When we use local buffer, the original IR is like
produce foo {
// attr [tmp] storage_scope = "local"
allocate total[float32 * 1]
...
}
After storage rewrite pass, the IR becomes
// attr [tmp] storage_scope = "local"
allocate total[float32 * 1]
produce foo {
...
}
This change is because the attach scope of the local buffer is nullptr if it is the first statement inside produce.
This bug only happens in ir builder or hybrid script.
In IR builder we have the workaround that we declare thread scope before allocation:
ib.scope_attr(tx, "thread_extent", nthread_tx)
tmp = ib.allocate(...)
But in hybrid we still have this issue.
Here is a reproducible hybrid script:
import tvm
@tvm.hybrid.script
def foo(a):
c = output_tensor((a.shape[0],), a.dtype)

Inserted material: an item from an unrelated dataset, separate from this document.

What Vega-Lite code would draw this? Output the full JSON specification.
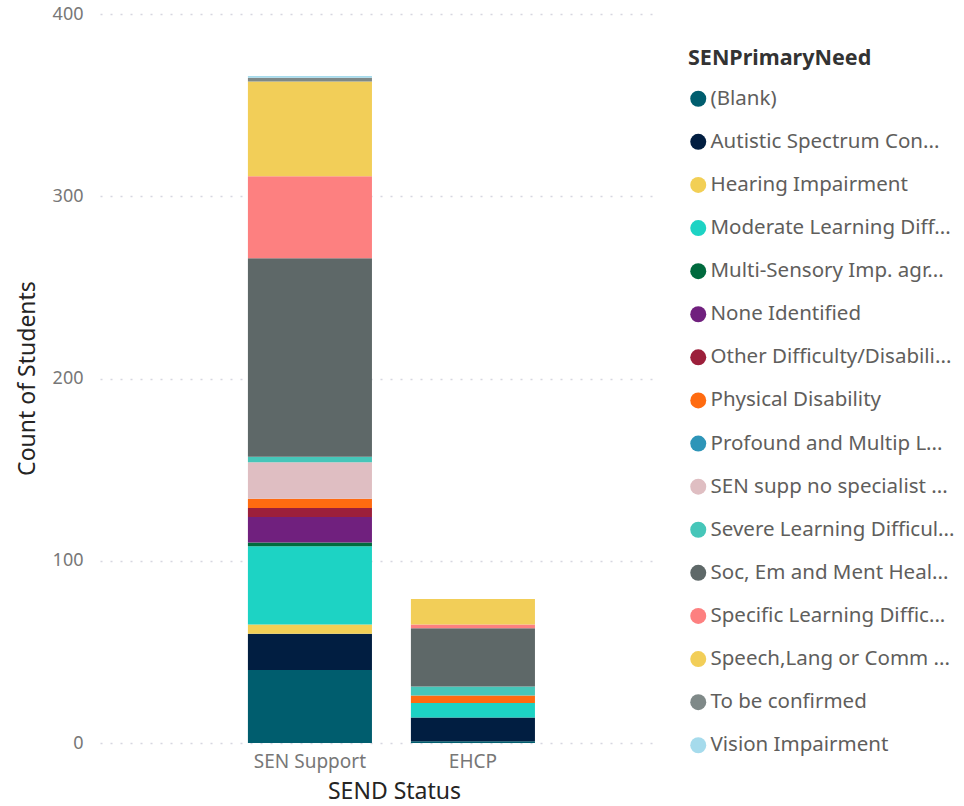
{
  "$schema": "https://vega.github.io/schema/vega-lite/v6.json",
  "width": 555,
  "height": 729,
  "autosize": {"type": "none"},
  "padding": {"left": 100, "top": 14, "right": 309, "bottom": 63},
  "background": "white",
  "config": {
    "view": {"stroke": null},
    "font": "Noto Sans"
  },
  "data": {
    "values": [
      {"status": "SEN Support", "need": "(Blank)", "count": 40},
      {"status": "SEN Support", "need": "Autistic Spectrum Con...", "count": 20},
      {"status": "SEN Support", "need": "Hearing Impairment", "count": 5},
      {"status": "SEN Support", "need": "Moderate Learning Diff...", "count": 43},
      {"status": "SEN Support", "need": "Multi-Sensory Imp. agr...", "count": 2},
      {"status": "SEN Support", "need": "None Identified", "count": 14},
      {"status": "SEN Support", "need": "Other Difficulty/Disabili...", "count": 5},
      {"status": "SEN Support", "need": "Physical Disability", "count": 5},
      {"status": "SEN Support", "need": "SEN supp no specialist ...", "count": 20},
      {"status": "SEN Support", "need": "Severe Learning Difficul...", "count": 3},
      {"status": "SEN Support", "need": "Soc, Em and Ment Heal...", "count": 109},
      {"status": "SEN Support", "need": "Specific Learning Diffic...", "count": 45},
      {"status": "SEN Support", "need": "Speech,Lang or Comm ...", "count": 52},
      {"status": "SEN Support", "need": "To be confirmed", "count": 2},
      {"status": "SEN Support", "need": "Vision Impairment", "count": 1},
      {"status": "EHCP", "need": "(Blank)", "count": 1},
      {"status": "EHCP", "need": "Autistic Spectrum Con...", "count": 13},
      {"status": "EHCP", "need": "Moderate Learning Diff...", "count": 8},
      {"status": "EHCP", "need": "Physical Disability", "count": 4},
      {"status": "EHCP", "need": "Severe Learning Difficul...", "count": 5},
      {"status": "EHCP", "need": "Soc, Em and Ment Heal...", "count": 32},
      {"status": "EHCP", "need": "Specific Learning Diffic...", "count": 2},
      {"status": "EHCP", "need": "Speech,Lang or Comm ...", "count": 14}
    ]
  },
  "mark": {"type": "bar"},
  "encoding": {
    "x": {
      "field": "status",
      "type": "nominal",
      "sort": ["SEN Support", "EHCP"],
      "scale": {"paddingInner": 0.239, "paddingOuter": 0.822, "align": 0.552},
      "axis": {
        "title": "SEND Status",
        "labelAngle": 0,
        "labelFontSize": 19,
        "labelColor": "#777777",
        "labelPadding": 9,
        "ticks": false,
        "domain": false,
        "titleFontSize": 23,
        "titleFontWeight": "normal",
        "titleColor": "#252423",
        "titlePadding": 9,
        "titleX": 294
      }
    },
    "y": {
      "field": "count",
      "type": "quantitative",
      "aggregate": "sum",
      "stack": "zero",
      "scale": {"domain": [0, 400], "nice": false},
      "axis": {
        "title": "Count of Students",
        "values": [0, 100, 200, 300, 400],
        "labelFontSize": 18,
        "labelColor": "#777777",
        "labelPadding": 17,
        "ticks": false,
        "domain": false,
        "grid": true,
        "gridColor": "#D6D6E0",
        "gridDash": [2, 8],
        "gridWidth": 1.5,
        "titleFontSize": 23,
        "titleFontWeight": "normal",
        "titleColor": "#252423",
        "titleX": -73,
        "titleY": 364,
        "titleBaseline": "middle",
        "titleAngle": -90
      }
    },
    "order": {"field": "need", "sort": "ascending"},
    "color": {
      "field": "need",
      "type": "nominal",
      "scale": {
        "domain": ["(Blank)", "Autistic Spectrum Con...", "Hearing Impairment", "Moderate Learning Diff...", "Multi-Sensory Imp. agr...", "None Identified", "Other Difficulty/Disabili...", "Physical Disability", "Profound and Multip L...", "SEN supp no specialist ...", "Severe Learning Difficul...", "Soc, Em and Ment Heal...", "Specific Learning Diffic...", "Speech,Lang or Comm ...", "To be confirmed", "Vision Impairment"],
        "range": ["#005D6E", "#011E41", "#F2CF55", "#1DD3C4", "#006A3E", "#70207E", "#9C1F3B", "#FF6B10", "#2E95B8", "#DFBEC2", "#46C6B9", "#5E6868", "#FD8080", "#F2CE58", "#7F8988", "#A6DBEC"]
      },
      "legend": {
        "title": "SENPrimaryNeed",
        "orient": "none",
        "legendX": 588,
        "legendY": 34,
        "padding": 0,
        "symbolType": "circle",
        "symbolSize": 256,
        "symbolStrokeWidth": 0,
        "labelFontSize": 20.5,
        "labelColor": "#605E5C",
        "labelLimit": 280,
        "labelOffset": 2,
        "rowPadding": 22.1,
        "titleFontSize": 21.5,
        "titleLimit": 300,
        "titleFontWeight": "bold",
        "titleColor": "#333333",
        "titlePadding": 19
      }
    }
  }
}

total = allocate((1,), a.dtype, 'local')
len_i = a.shape[0]
len_j = a.shape[1]
for i in bind('threadIdx.x', len_i):
total[0] = 0.
for k in const_range(len_j):
total[0] += a[i, k]
c[i] = total[0]
return c
a_tvm = tvm.placeholder((8,4), 'float32')
c_tvm = foo(a_tvm)
s = tvm.create_schedule(c_tvm.op)
print(tvm.lower(s, [a_tvm, c_tvm], simple_mode=True))